No, I think the truth is, MacIntyre is committed to some form of advocating the virtues for their own sake specifically to avoid something like my “values extension” to virtue ethics. He’s painted himself into this philosophical corner by insisting on the primacy of virtues, but with good reason, as we’ll see.

What happens if we instead admit that the good life is supreme, and that the virtues are guidelines that generally help achieve them (and which should be adhered to even when you think they won’t help, because of course our knowledge is imperfect)? We resolve the contradiction surrounding virtues-for-their-own-sake, to be sure. But look! We’re back to consequentialism! We’ve just replaced “consequences” or “utility” with “the good life,” specified a little more about what that utility consists of (the virtues themselves, communities, etc.), and given a set of positive behaviors to achieve it. This might be a unique formulation of consequentialism, but it’s fundamentally recognizable as such.

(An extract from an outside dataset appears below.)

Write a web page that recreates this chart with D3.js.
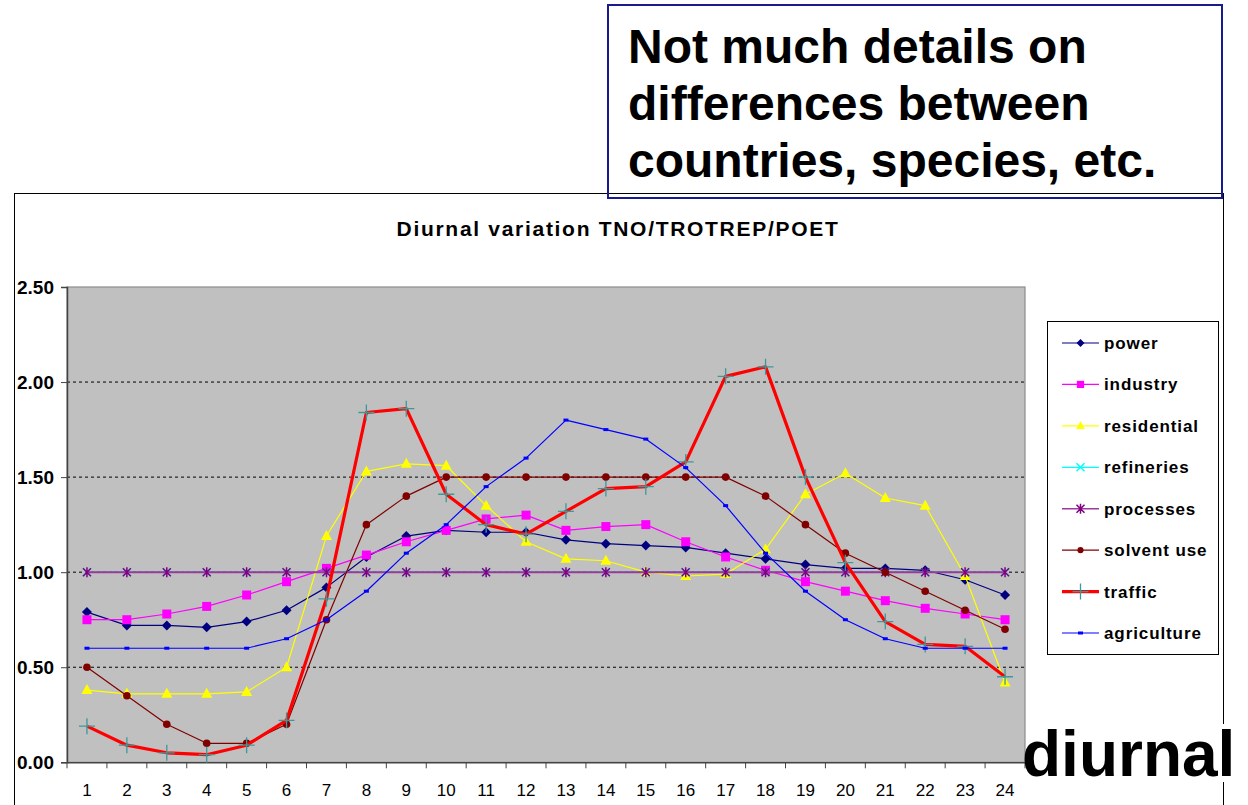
<!DOCTYPE html>
<html><head><meta charset="utf-8">
<script src="https://cdn.jsdelivr.net/npm/d3@7"></script>
<style>body{margin:0;background:#fff;}svg{display:block;font-family:"Liberation Sans",Arial,sans-serif;}</style>
</head><body>
<svg id="c" width="1248" height="805"></svg>
<script>
const hours = d3.range(1, 25).map(String);
const yTicks = [0, 0.5, 1.0, 1.5, 2.0, 2.5];
const power = [0.79,0.72,0.72,0.71,0.74,0.80,0.92,1.08,1.19,1.22,1.21,1.21,1.17,1.15,1.14,1.13,1.10,1.07,1.04,1.02,1.02,1.01,0.96,0.88];
const industry = [0.75,0.75,0.78,0.82,0.88,0.95,1.02,1.09,1.16,1.22,1.28,1.30,1.22,1.24,1.25,1.16,1.08,1.01,0.95,0.90,0.85,0.81,0.78,0.75];
const residential = [0.38,0.36,0.36,0.36,0.37,0.50,1.19,1.53,1.57,1.56,1.35,1.16,1.07,1.06,1.00,0.98,0.99,1.12,1.41,1.52,1.39,1.35,0.98,0.42];
const refineries = [1,1,1,1,1,1,1,1,1,1,1,1,1,1,1,1,1,1,1,1,1,1,1,1];
const processes = [1,1,1,1,1,1,1,1,1,1,1,1,1,1,1,1,1,1,1,1,1,1,1,1];
const solventUse = [0.50,0.35,0.20,0.10,0.10,0.20,0.75,1.25,1.40,1.50,1.50,1.50,1.50,1.50,1.50,1.50,1.50,1.40,1.25,1.10,1.00,0.90,0.80,0.70];
const traffic = [0.19,0.09,0.05,0.04,0.09,0.22,0.86,1.84,1.86,1.41,1.25,1.20,1.32,1.44,1.45,1.58,2.03,2.08,1.50,1.05,0.74,0.62,0.61,0.45];
const agriculture = [0.60,0.60,0.60,0.60,0.60,0.65,0.75,0.90,1.10,1.25,1.45,1.60,1.80,1.75,1.70,1.55,1.35,1.10,0.90,0.75,0.65,0.60,0.60,0.60];
const seriesNames = ["power","industry","residential","refineries","processes","solvent use","traffic","agriculture"];

const series = [
  {name:"power", v:power, color:"#000080", w:1.2, marker:"diamond", mc:"#000080"},
  {name:"industry", v:industry, color:"#ff00ff", w:1.2, marker:"square", mc:"#ff00ff"},
  {name:"residential", v:residential, color:"#ffff00", w:1.2, marker:"triangle", mc:"#ffff00"},
  {name:"refineries", v:refineries, color:"#00ffff", w:1.2, marker:"x", mc:"#00ffff"},
  {name:"processes", v:processes, color:"#9a3a9a", w:2, marker:"star", mc:"#800080"},
  {name:"solvent use", v:solventUse, color:"#800000", w:1.2, marker:"circle", mc:"#800000"},
  {name:"traffic", v:traffic, color:"#ff0000", w:3.2, marker:"plus", mc:"#3a9a9a"},
  {name:"agriculture", v:agriculture, color:"#0000ff", w:1.2, marker:"dash", mc:"#0000ff"}
];

const svg = d3.select("#c");
const L = 67, R = 1025, T = 287, B = 762.3;
const x = d3.scaleBand().domain(hours).range([L, R]).padding(0);
const y = d3.scaleLinear().domain([0, 2.5]).range([B, T]);
const cx = h => x(h) + x.bandwidth() / 2;

// chart outer border
svg.append("rect").attr("x", 14.5).attr("y", 193.5).attr("width", 1209).attr("height", 640)
  .attr("fill", "none").attr("stroke", "#000").attr("stroke-width", 1);

// plot area
svg.append("rect").attr("x", L).attr("y", T).attr("width", R - L).attr("height", B - T)
  .attr("fill", "#c0c0c0").attr("stroke", "#8c8c8c").attr("stroke-width", 1.2);

// gridlines
svg.append("g").selectAll("line").data(yTicks.filter(t => t > 0 && t < 2.5)).join("line")
  .attr("x1", L).attr("x2", R).attr("y1", d => y(d)).attr("y2", d => y(d))
  .attr("stroke", "#000").attr("stroke-width", 1).attr("stroke-dasharray", "3,3");

// y axis
const yAxis = d3.axisLeft(y).tickValues(yTicks).tickFormat(d3.format(".2f")).tickSize(6).tickPadding(7);
const gy = svg.append("g").attr("transform", `translate(${L},0)`).call(yAxis);
gy.select(".domain").attr("stroke", "#444").attr("stroke-width", 1.5);
gy.selectAll(".tick line").attr("stroke", "#444");
gy.selectAll("text").attr("font-size", 19).attr("font-weight", "bold").attr("fill", "#000")
  .attr("font-family", "Liberation Sans, Arial, sans-serif");

// x axis
const xAxis = d3.axisBottom(x).tickSize(0).tickPadding(22);
const gx = svg.append("g").attr("transform", `translate(0,${B})`).call(xAxis);
gx.select(".domain").attr("stroke", "#444").attr("stroke-width", 1.5);
gx.selectAll("text").attr("font-size", 17).attr("fill", "#000")
  .attr("font-family", "Liberation Sans, Arial, sans-serif");
const bounds = hours.map(h => x(h)).concat([R]);
gx.selectAll(".bt").data(bounds).join("line").attr("class", "bt")
  .attr("x1", d => d).attr("x2", d => d).attr("y1", 0).attr("y2", 6).attr("stroke", "#444");

function drawMarker(g, type, c, s) {
  const sc = s || 1;
  switch (type) {
    case "diamond":
      g.append("path").attr("d", `M0,${-5*sc}L${5*sc},0L0,${5*sc}L${-5*sc},0Z`).attr("fill", c); break;
    case "square":
      g.append("rect").attr("x", -4.5 * sc).attr("y", -4.5 * sc).attr("width", 9 * sc).attr("height", 9 * sc).attr("fill", c); break;
    case "triangle":
      g.append("path").attr("d", `M0,${-6*sc}L${5.5*sc},${4*sc}L${-5.5*sc},${4*sc}Z`).attr("fill", c); break;
    case "x":
      g.append("path").attr("d", `M-4,-4L4,4M-4,4L4,-4`).attr("stroke", c).attr("stroke-width", 1.5); break;
    case "star":
      g.append("path").attr("d", `M-4,-4L4,4M-4,4L4,-4M0,-5L0,5`).attr("stroke", c).attr("stroke-width", 1.5); break;
    case "circle":
      g.append("circle").attr("r", 3.8 * sc).attr("fill", c); break;
    case "plus":
      g.append("path").attr("d", `M-8,0L8,0M0,-8L0,8`).attr("stroke", c).attr("stroke-width", 1.3); break;
    case "dash":
      g.append("rect").attr("x", -2.5).attr("y", -1.5).attr("width", 5).attr("height", 3).attr("fill", c); break;
  }
}

const line = d3.line().x((d, i) => cx(hours[i])).y(d => y(d));
series.forEach(s => {
  const g = svg.append("g");
  g.append("path").datum(s.v).attr("d", line).attr("fill", "none")
    .attr("stroke", s.color).attr("stroke-width", s.w).attr("stroke-linejoin", "round");
  s.v.forEach((v, i) => {
    const mg = g.append("g").attr("transform", `translate(${cx(hours[i])},${y(v)})`);
    drawMarker(mg, s.marker, s.mc);
  });
});

// title
svg.append("text").attr("x", 618).attr("y", 236).attr("text-anchor", "middle")
  .attr("font-size", 21).attr("font-weight", "bold").attr("letter-spacing", 1.7)
  .text("Diurnal variation TNO/TROTREP/POET");

// legend
svg.append("rect").attr("x", 1047.5).attr("y", 321.5).attr("width", 171).attr("height", 333)
  .attr("fill", "#fff").attr("stroke", "#000").attr("stroke-width", 1);
const legY = d3.scalePoint().domain(seriesNames).range([343, 633]);
series.forEach(s => {
  const yy = legY(s.name);
  const g = svg.append("g");
  g.append("line").attr("x1", 1062).attr("x2", 1099).attr("y1", yy).attr("y2", yy)
    .attr("stroke", s.color).attr("stroke-width", s.name === "traffic" ? 3.2 : (s.name === "processes" ? 1.5 : 1.2));
  const mg = g.append("g").attr("transform", `translate(1080.5,${yy})`);
  drawMarker(mg, s.marker, s.mc, 0.8);
  g.append("text").attr("x", 1104).attr("y", yy + 6).attr("font-size", 17).attr("font-weight", "bold")
    .attr("letter-spacing", 0.9).text(s.name);
});

// annotation box
svg.append("rect").attr("x", 608).attr("y", 5).attr("width", 614).attr("height", 193)
  .attr("fill", "none").attr("stroke", "#1a1a90").attr("stroke-width", 2);
const noteLines = ["Not much details on", "differences between", "countries, species, etc."];
svg.append("g").selectAll("text").data(noteLines).join("text")
  .attr("x", 628).attr("y", (d, i) => 63 + i * 57)
  .attr("font-size", 48).attr("font-weight", "bold").text(d => d);

// big word
svg.append("rect").attr("x", 1026).attr("y", 724).attr("width", 210).attr("height", 58).attr("fill", "#fff");
svg.append("text").attr("x", 1022).attr("y", 776).attr("font-size", 64).attr("font-weight", "bold").text("diurnal");
</script>
</body></html>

My conclusion from all this is simply that I don’t think MacIntyre achieves what he set out to do—namely, to tear down the very foundations of the ethics of his day. His attempt at such relies on an unjustified (arguably unjustifiable) premise, that the virtues must be sought for their own sake. If that premise fails—and I think it does—what you’re left with is a very compelling “meta-ethical” variant of consequentialism. That’s an achievement in itself, to be sure… just not the one he was aiming for.